[Start]
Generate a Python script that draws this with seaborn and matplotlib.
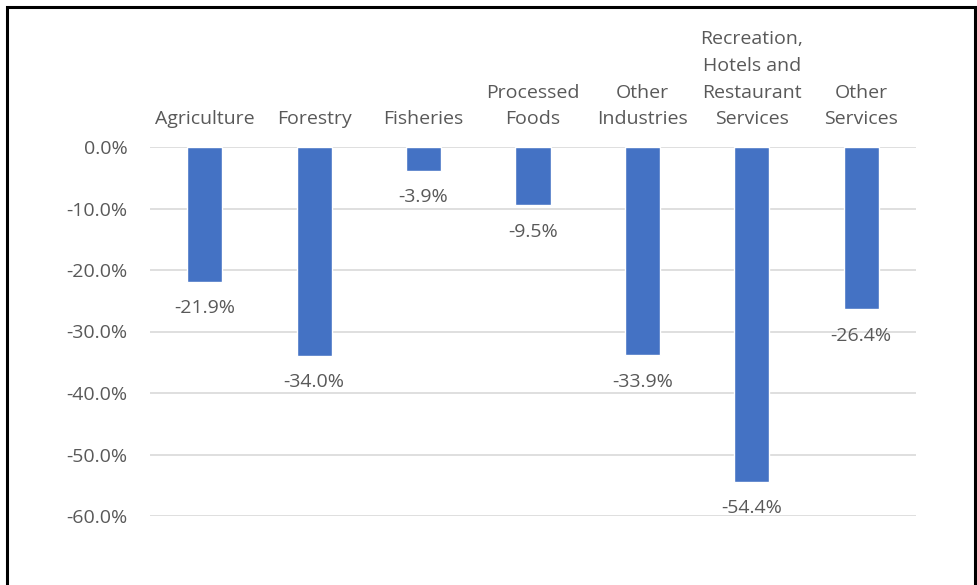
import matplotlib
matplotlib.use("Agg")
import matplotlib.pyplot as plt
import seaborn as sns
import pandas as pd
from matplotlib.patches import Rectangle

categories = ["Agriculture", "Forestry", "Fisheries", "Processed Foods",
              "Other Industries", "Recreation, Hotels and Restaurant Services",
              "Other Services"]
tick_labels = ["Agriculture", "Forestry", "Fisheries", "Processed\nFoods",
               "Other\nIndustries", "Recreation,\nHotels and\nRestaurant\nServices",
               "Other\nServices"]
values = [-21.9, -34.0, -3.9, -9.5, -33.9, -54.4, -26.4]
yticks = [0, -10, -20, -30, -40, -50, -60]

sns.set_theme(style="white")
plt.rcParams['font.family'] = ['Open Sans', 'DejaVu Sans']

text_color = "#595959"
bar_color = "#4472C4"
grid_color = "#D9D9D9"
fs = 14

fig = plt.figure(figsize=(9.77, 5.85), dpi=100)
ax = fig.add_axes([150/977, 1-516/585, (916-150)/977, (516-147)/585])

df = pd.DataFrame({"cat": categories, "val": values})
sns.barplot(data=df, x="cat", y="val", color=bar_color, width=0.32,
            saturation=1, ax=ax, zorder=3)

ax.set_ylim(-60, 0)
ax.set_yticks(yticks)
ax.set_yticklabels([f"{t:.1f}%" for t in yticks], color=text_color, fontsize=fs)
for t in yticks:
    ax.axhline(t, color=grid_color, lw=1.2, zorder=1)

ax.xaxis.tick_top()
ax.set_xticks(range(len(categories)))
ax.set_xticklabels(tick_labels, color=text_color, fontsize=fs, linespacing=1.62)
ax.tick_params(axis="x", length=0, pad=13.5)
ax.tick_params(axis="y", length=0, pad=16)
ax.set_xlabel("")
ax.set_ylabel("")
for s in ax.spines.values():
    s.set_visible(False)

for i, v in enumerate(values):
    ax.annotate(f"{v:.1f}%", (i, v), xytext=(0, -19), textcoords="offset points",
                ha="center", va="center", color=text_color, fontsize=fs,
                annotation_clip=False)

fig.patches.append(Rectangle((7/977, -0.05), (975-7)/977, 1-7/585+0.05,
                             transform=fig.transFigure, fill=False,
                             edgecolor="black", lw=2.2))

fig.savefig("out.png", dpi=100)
[End]
[Start]
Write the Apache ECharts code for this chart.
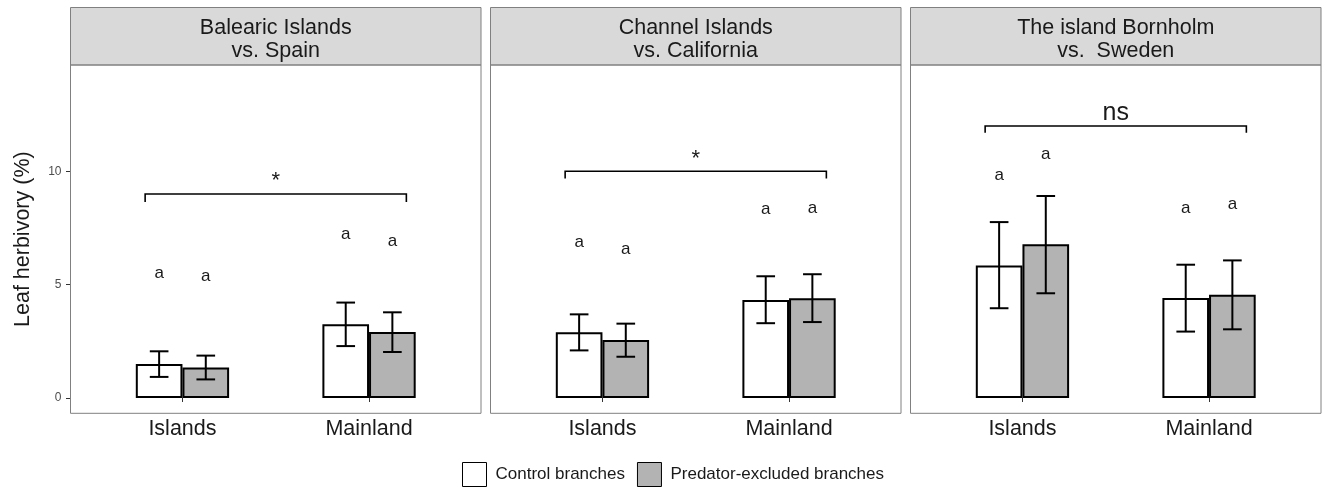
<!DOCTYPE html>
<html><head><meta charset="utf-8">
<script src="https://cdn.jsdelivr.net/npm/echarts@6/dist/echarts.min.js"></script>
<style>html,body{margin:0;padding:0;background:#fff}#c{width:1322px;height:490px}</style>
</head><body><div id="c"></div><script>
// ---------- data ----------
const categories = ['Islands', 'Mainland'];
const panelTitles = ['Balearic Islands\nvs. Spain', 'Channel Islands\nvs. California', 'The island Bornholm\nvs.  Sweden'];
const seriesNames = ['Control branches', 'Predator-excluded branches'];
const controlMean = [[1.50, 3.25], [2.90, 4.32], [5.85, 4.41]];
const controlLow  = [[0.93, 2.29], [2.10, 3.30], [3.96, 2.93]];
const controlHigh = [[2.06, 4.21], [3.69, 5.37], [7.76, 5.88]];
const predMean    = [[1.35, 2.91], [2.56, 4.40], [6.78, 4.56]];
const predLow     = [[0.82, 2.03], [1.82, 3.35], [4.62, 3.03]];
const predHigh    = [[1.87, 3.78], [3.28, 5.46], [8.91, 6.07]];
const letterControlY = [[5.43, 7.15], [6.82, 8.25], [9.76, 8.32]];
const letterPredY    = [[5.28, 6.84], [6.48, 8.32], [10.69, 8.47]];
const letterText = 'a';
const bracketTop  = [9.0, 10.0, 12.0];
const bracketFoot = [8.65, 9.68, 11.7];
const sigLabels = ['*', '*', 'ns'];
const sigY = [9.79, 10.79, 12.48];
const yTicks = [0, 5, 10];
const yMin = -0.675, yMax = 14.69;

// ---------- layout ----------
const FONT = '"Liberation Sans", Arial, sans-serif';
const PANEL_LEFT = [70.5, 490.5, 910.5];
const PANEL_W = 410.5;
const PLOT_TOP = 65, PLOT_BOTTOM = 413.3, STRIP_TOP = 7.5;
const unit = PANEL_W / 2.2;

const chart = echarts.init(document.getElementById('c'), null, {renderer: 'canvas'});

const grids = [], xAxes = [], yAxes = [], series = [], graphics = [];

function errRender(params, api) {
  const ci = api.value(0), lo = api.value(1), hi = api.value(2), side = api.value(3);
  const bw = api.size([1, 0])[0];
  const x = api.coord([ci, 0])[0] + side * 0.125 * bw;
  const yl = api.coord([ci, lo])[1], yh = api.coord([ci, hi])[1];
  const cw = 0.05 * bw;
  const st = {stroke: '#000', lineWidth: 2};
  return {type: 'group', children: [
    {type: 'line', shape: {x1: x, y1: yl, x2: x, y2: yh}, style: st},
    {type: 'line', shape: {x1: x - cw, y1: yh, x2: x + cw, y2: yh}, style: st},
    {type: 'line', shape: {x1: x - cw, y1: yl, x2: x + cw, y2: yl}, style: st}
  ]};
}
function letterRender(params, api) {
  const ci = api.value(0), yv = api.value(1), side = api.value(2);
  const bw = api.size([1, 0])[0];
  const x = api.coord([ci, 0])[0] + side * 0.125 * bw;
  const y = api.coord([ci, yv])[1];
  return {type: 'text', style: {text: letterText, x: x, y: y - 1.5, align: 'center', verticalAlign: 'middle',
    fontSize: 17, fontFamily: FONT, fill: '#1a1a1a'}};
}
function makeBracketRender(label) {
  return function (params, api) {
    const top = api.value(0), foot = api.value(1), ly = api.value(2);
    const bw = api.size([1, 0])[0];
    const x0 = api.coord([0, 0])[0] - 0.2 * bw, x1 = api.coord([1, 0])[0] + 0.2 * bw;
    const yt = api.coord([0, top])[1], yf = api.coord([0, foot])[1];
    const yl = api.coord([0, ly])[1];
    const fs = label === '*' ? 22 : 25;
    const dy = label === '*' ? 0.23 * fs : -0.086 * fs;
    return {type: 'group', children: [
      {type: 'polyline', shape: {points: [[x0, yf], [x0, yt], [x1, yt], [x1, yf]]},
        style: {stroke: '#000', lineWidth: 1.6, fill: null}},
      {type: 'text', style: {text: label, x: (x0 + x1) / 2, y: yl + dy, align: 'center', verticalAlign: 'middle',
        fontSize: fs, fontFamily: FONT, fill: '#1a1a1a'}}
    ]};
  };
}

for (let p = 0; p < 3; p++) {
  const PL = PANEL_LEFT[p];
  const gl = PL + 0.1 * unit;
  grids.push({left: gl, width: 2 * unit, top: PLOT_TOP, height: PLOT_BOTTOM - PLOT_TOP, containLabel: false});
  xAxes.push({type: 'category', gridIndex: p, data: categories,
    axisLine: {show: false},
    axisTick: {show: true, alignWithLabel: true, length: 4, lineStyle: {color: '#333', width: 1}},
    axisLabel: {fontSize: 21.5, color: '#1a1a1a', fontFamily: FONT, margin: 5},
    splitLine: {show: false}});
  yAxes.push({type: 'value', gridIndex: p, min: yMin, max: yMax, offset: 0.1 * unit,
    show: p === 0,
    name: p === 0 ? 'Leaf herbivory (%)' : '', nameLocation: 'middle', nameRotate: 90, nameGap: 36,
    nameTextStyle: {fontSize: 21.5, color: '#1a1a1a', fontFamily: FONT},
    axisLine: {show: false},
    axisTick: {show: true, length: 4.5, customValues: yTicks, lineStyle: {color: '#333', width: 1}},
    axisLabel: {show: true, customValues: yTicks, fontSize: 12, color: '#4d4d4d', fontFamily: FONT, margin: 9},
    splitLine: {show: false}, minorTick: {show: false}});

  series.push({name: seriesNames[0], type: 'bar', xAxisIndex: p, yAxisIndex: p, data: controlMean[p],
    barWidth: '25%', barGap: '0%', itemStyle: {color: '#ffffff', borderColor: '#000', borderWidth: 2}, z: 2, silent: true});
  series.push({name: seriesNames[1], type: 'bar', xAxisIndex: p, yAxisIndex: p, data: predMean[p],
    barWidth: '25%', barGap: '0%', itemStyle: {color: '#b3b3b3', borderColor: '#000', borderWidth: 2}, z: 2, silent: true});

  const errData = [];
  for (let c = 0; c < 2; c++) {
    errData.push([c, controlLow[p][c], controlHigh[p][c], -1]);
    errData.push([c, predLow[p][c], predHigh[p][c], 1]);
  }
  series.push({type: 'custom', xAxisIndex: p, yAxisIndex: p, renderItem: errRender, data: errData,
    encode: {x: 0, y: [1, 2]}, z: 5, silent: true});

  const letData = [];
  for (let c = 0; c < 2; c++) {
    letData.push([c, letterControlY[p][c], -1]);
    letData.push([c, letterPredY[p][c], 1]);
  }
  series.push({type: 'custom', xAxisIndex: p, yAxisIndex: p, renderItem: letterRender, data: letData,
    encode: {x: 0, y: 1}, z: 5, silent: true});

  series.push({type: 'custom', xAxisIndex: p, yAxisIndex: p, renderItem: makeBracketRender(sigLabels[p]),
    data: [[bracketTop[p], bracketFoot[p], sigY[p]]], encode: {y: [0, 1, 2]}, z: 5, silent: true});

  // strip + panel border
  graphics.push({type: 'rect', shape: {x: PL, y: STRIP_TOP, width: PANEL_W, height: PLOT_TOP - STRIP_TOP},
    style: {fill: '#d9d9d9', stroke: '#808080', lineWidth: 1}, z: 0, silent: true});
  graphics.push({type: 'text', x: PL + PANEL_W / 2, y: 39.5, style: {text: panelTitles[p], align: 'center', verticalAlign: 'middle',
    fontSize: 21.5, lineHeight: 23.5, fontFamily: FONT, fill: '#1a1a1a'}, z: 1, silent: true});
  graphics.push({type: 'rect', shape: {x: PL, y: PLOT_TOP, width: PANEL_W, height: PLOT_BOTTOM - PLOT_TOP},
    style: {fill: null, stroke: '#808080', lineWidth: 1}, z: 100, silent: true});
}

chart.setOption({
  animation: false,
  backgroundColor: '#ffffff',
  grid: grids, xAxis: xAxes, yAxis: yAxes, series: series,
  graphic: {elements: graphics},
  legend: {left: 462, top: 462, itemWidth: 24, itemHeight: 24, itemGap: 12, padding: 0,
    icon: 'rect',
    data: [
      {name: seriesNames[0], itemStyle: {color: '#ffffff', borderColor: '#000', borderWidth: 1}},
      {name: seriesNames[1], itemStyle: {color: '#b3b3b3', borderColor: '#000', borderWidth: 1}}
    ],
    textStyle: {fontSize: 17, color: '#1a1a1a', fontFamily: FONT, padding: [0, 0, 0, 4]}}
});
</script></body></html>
[End]
-- PROBLEM --
In the listing above, find the line with "Write the Apache ECharts code for this chart." and the line with "const yMin = -0.675, yMax = 14.69;". Copy exactly those lines and all between them, minus the images.

-- ANSWER TO THE PROBLEM --
Write the Apache ECharts code for this chart.
<!DOCTYPE html>
<html><head><meta charset="utf-8">
<script src="https://cdn.jsdelivr.net/npm/echarts@6/dist/echarts.min.js"></script>
<style>html,body{margin:0;padding:0;background:#fff}#c{width:1322px;height:490px}</style>
</head><body><div id="c"></div><script>
// ---------- data ----------
const categories = ['Islands', 'Mainland'];
const panelTitles = ['Balearic Islands\nvs. Spain', 'Channel Islands\nvs. California', 'The island Bornholm\nvs.  Sweden'];
const seriesNames = ['Control branches', 'Predator-excluded branches'];
const controlMean = [[1.50, 3.25], [2.90, 4.32], [5.85, 4.41]];
const controlLow  = [[0.93, 2.29], [2.10, 3.30], [3.96, 2.93]];
const controlHigh = [[2.06, 4.21], [3.69, 5.37], [7.76, 5.88]];
const predMean    = [[1.35, 2.91], [2.56, 4.40], [6.78, 4.56]];
const predLow     = [[0.82, 2.03], [1.82, 3.35], [4.62, 3.03]];
const predHigh    = [[1.87, 3.78], [3.28, 5.46], [8.91, 6.07]];
const letterControlY = [[5.43, 7.15], [6.82, 8.25], [9.76, 8.32]];
const letterPredY    = [[5.28, 6.84], [6.48, 8.32], [10.69, 8.47]];
const letterText = 'a';
const bracketTop  = [9.0, 10.0, 12.0];
const bracketFoot = [8.65, 9.68, 11.7];
const sigLabels = ['*', '*', 'ns'];
const sigY = [9.79, 10.79, 12.48];
const yTicks = [0, 5, 10];
const yMin = -0.675, yMax = 14.69;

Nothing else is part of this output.